You may recall that some years ago, Marco Rubio observed that Donald Trump had “small hands.” Rubio’s comment spurred a flurry of memes, late night jokes, and paraphernalia.



Donald Trump defending his handhood.

One enterprising American, Steve Elster, sought to trademark the name “Trump too small” and make t-shirts out of it. The problem is that federal law prohibits anyone from seeking a trademark that uses the name of another person without their permission. Elster argues that this restriction “makes it virtually impossible to register a mark that expresses an opinion about a public figure,” and results in one-sided speech that is flattering to public officials. He argues it’s therefore an unconstitutional viewpoint restriction that violates the First Amendment.


Elster’s case follows the Court’s recent decisions in Matal v. Tam, and Iancu v. Brunetti, which struck down restrictions on “disparaging” marks and “immoral” or “scandalous” marks respectively. In both cases, the Court left open the question of how to evaluate viewpoint neutral trademark rules. Elster insists the rules are restrictions on private speech, meaning they are subject to strict scrutiny; the government says they are merely conditions on government benefits, meaning they must only be reasonable.

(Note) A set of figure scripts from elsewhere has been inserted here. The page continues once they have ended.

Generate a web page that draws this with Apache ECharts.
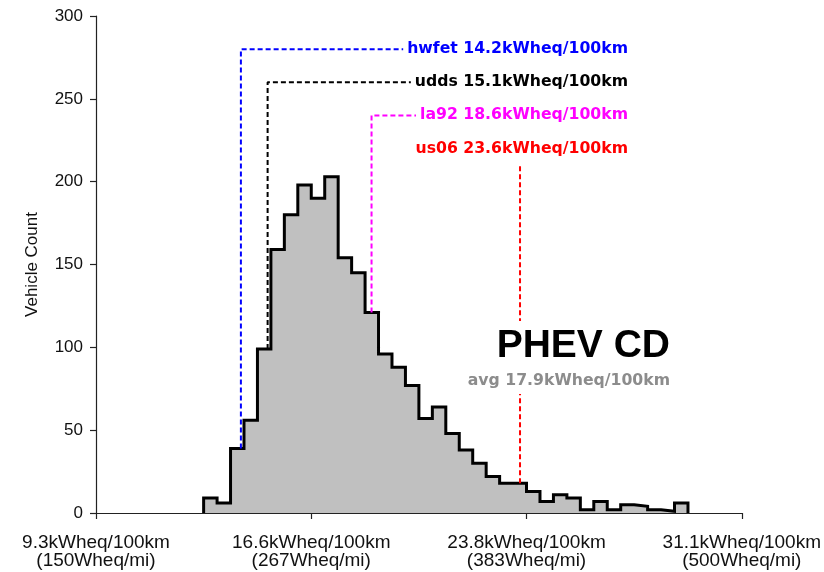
<!DOCTYPE html>
<html>
<head>
<meta charset="utf-8">
<script src="https://cdn.jsdelivr.net/npm/echarts@6/dist/echarts.min.js"></script>
<style>
  html, body { margin: 0; padding: 0; background: #ffffff; }
  #chart { width: 824px; height: 572px; }
</style>
</head>
<body>
<div id="chart"></div>
<script>
// Vehicle-count histogram of charge-depleting energy use (bins in Wh/mi)
const binStartWhMi = 150 + 8 * 350 / 48;   // left edge of the first populated bin
const binWidthWhMi = 350 / 48;
const vehicleCounts = [9, 6, 39, 56, 99, 159, 180, 198, 190, 203, 154, 145, 121, 96, 88, 77,
                       57, 64, 48, 38, 30, 22, 18, 18, 13, 7, 11, 9, 2, 7, 2, 5, 4, 2, 1, 6];

// x-axis ticks (Wh/mi) and their two-line labels
const tickWhMi = [150, 800 / 3, 1150 / 3, 500];
const tickKwhLabels = ['9.3kWheq/100km', '16.6kWheq/100km', '23.8kWheq/100km', '31.1kWheq/100km'];
const tickWhMiLabels = ['(150Wheq/mi)', '(267Wheq/mi)', '(383Wheq/mi)', '(500Wheq/mi)'];

// drive-cycle reference results (kWheq/100km) and the count level of their labels
const cycleNames = ['hwfet', 'udds', 'la92', 'us06'];
const cycleKwh = [14.2, 15.1, 18.6, 23.6];
const cycleLabelLevel = [280, 260, 240, 220];

const avgKwh = 17.9;
const titleText = 'PHEV CD';

// styling
const cycleColor = { hwfet: '#0000ff', udds: '#000000', la92: '#ff00ff', us06: '#ff0000' };
const cycleFont = 'bold 15.7px "DejaVu Sans"';
const WHMI_PER_KWH100KM = 16.09344;

const chart = echarts.init(document.getElementById('chart'), null, { renderer: 'canvas' });

// step outline of the histogram
const histPoints = [[binStartWhMi, 0]];
vehicleCounts.forEach((c, i) => histPoints.push([binStartWhMi + i * binWidthWhMi, c]));
const histEnd = binStartWhMi + vehicleCounts.length * binWidthWhMi;
histPoints.push([histEnd, vehicleCounts[vehicleCounts.length - 1]]);
histPoints.push([histEnd, 0]);

function countAt(whmi) {
  const i = Math.floor((whmi - binStartWhMi) / binWidthWhMi);
  return (i >= 0 && i < vehicleCounts.length) ? vehicleCounts[i] : 0;
}

const histSeries = {
  type: 'line', name: 'histogram', step: 'end', symbol: 'none', z: 2,
  data: histPoints,
  lineStyle: { color: '#000000', width: 3, join: 'miter' },
  areaStyle: { color: '#c0c0c0', opacity: 1 }
};

const axisColor = '#222222';
chart.setOption({
  animation: false,
  backgroundColor: '#ffffff',
  grid: { left: 96, right: 78, top: 16, bottom: 59, containLabel: false },
  xAxis: {
    type: 'value', min: 150, max: 500,
    axisLine: { show: true, onZero: false, lineStyle: { color: axisColor, width: 1.2 } },
    axisTick: { show: true, length: 6, customValues: tickWhMi, lineStyle: { color: axisColor, width: 1.2 } },
    splitLine: { show: false },
    axisLabel: {
      customValues: tickWhMi,
      margin: 21,
      color: '#111111',
      fontFamily: '"Liberation Sans", Arial, sans-serif',
      fontSize: 19,
      lineHeight: 18,
      formatter: (v) => {
        let idx = 0, best = Infinity;
        tickWhMi.forEach((t, i) => { const d = Math.abs(t - v); if (d < best) { best = d; idx = i; } });
        return tickKwhLabels[idx] + '\n' + tickWhMiLabels[idx];
      }
    }
  },
  yAxis: {
    type: 'value', min: 0, max: 300, interval: 50,
    name: 'Vehicle Count', nameLocation: 'middle', nameGap: 55, nameRotate: 90,
    nameTextStyle: { fontFamily: '"Liberation Sans", Arial, sans-serif', fontSize: 17, color: '#111111' },
    axisLine: { show: true, lineStyle: { color: axisColor, width: 1.2 } },
    axisTick: { show: true, length: 6, lineStyle: { color: axisColor, width: 1.2 } },
    splitLine: { show: false },
    axisLabel: { margin: 13, color: '#111111', fontFamily: '"Liberation Sans", Arial, sans-serif', fontSize: 17 }
  },
  series: [histSeries]
});

// text widths, so the dashed leaders meet their labels
const measureCtx = document.createElement('canvas').getContext('2d');
function textWidth(text, font) { measureCtx.font = font; return measureCtx.measureText(text).width; }

const labelRightPx = 628;
const series = [histSeries];
const graphics = [];
cycleNames.forEach((name, i) => {
  const x = cycleKwh[i] * WHMI_PER_KWH100KM;
  const level = cycleLabelLevel[i];
  const text = name + ' ' + cycleKwh[i].toFixed(1) + 'kWheq/100km';
  const w = textWidth(text, cycleFont);
  const yPx = chart.convertToPixel({ gridIndex: 0 }, [x, level])[1];
  let pts;
  if (name === 'us06') {
    pts = [[x, countAt(x)], [x, level - 9]];
  } else {
    const endX = chart.convertFromPixel({ gridIndex: 0 }, [labelRightPx - w - 4, yPx])[0];
    pts = [[x, countAt(x)], [x, level], [endX, level]];
  }
  series.push({
    type: 'line', name: name, symbol: 'none', z: 3, data: pts,
    lineStyle: { color: cycleColor[name], width: 2, type: [5, 3] }
  });
  graphics.push({
    type: 'text', x: labelRightPx, y: yPx, z: 10,
    style: { text: text, font: cycleFont, fill: cycleColor[name], align: 'right', verticalAlign: 'middle' }
  });
});

// PHEV CD title block with the fleet average beneath it
const avgText = 'avg ' + avgKwh.toFixed(1) + 'kWheq/100km';
graphics.push({
  type: 'rect', z: 9, shape: { x: 462, y: 321, width: 212, height: 73 },
  style: { fill: '#ffffff' }
});
graphics.push({
  type: 'text', x: 670, y: 346, z: 10,
  style: { text: titleText, font: 'bold 39px "Liberation Sans", Arial, sans-serif', fill: '#000000', align: 'right', verticalAlign: 'middle' }
});
graphics.push({
  type: 'text', x: 670, y: 381, z: 10,
  style: { text: avgText, font: 'bold 15.7px "DejaVu Sans"', fill: '#8c8c8c', align: 'right', verticalAlign: 'middle' }
});

chart.setOption({ series: series, graphic: graphics });
</script>
</body>
</html>
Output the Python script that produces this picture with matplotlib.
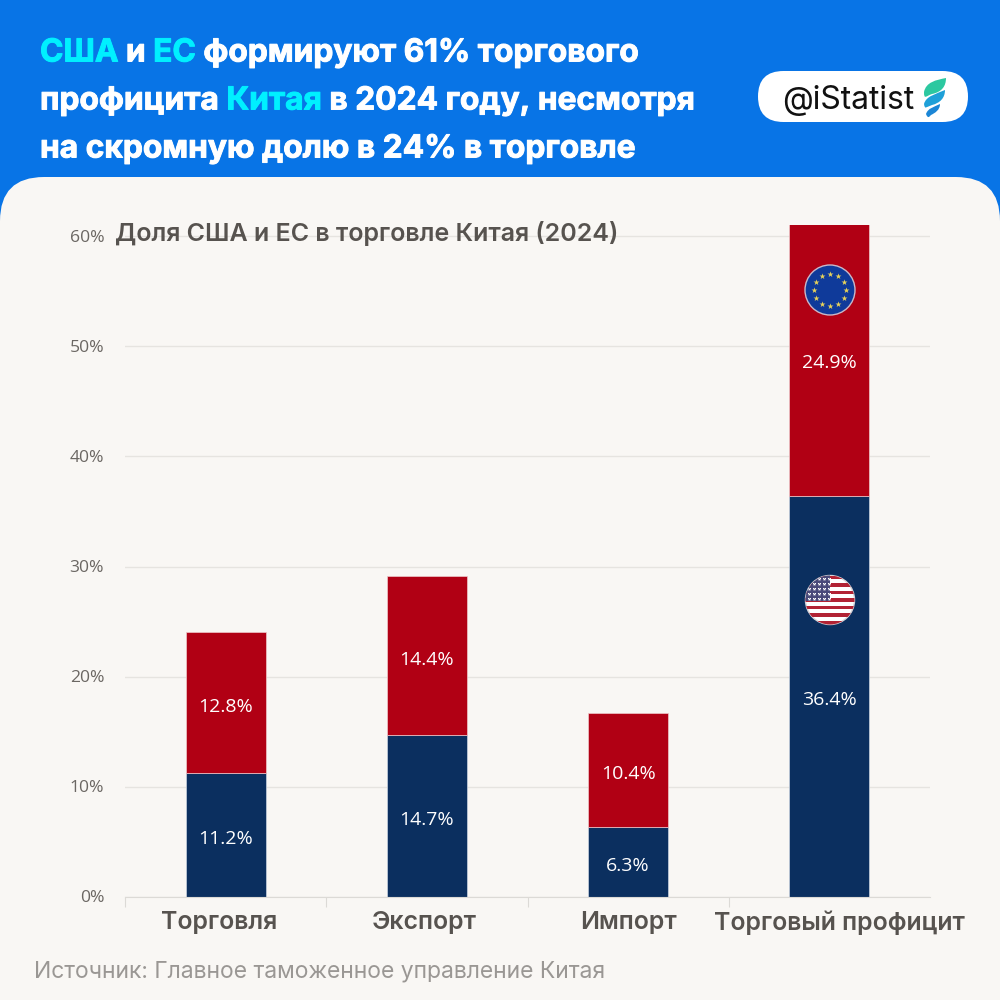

Elster also argues that the restriction is not actually viewpoint neutral. But on its face, it’s a far more neutral rule than the ones struck down in Tam and Brunetti. Elster argues that the intent and the effect of the law is to stifle unfavorable speech directed at public figures. The Foundation for Individual Rights and Expression and the Manhattan Institute made a similar argument in their amicus brief, noting that in practice, the law serves only to protect government officials from critique, since they’re the only people whose names will be publicly identifiable anyway and since they now control who gets to say what about them in their trademark.


The government argues that the law is a viewpoint neutral condition on a government benefit. After all, the law doesn’t explicitly ban viewpoints of any kind. Moreover, Elster can still use the phrase “Trump too small,” he just can’t trademark it. The government further says that its interest in the law is not protecting officials from criticism, but protecting all people from having their name commercially appropriated without consent: “The government may reasonably decline to reward, or to associate itself with, such appropriation of another’s identity.”


That’s it for now! We’ll see you back at the end of the week for a recap of oral arguments and any other exciting tidbits that come up throughout the week.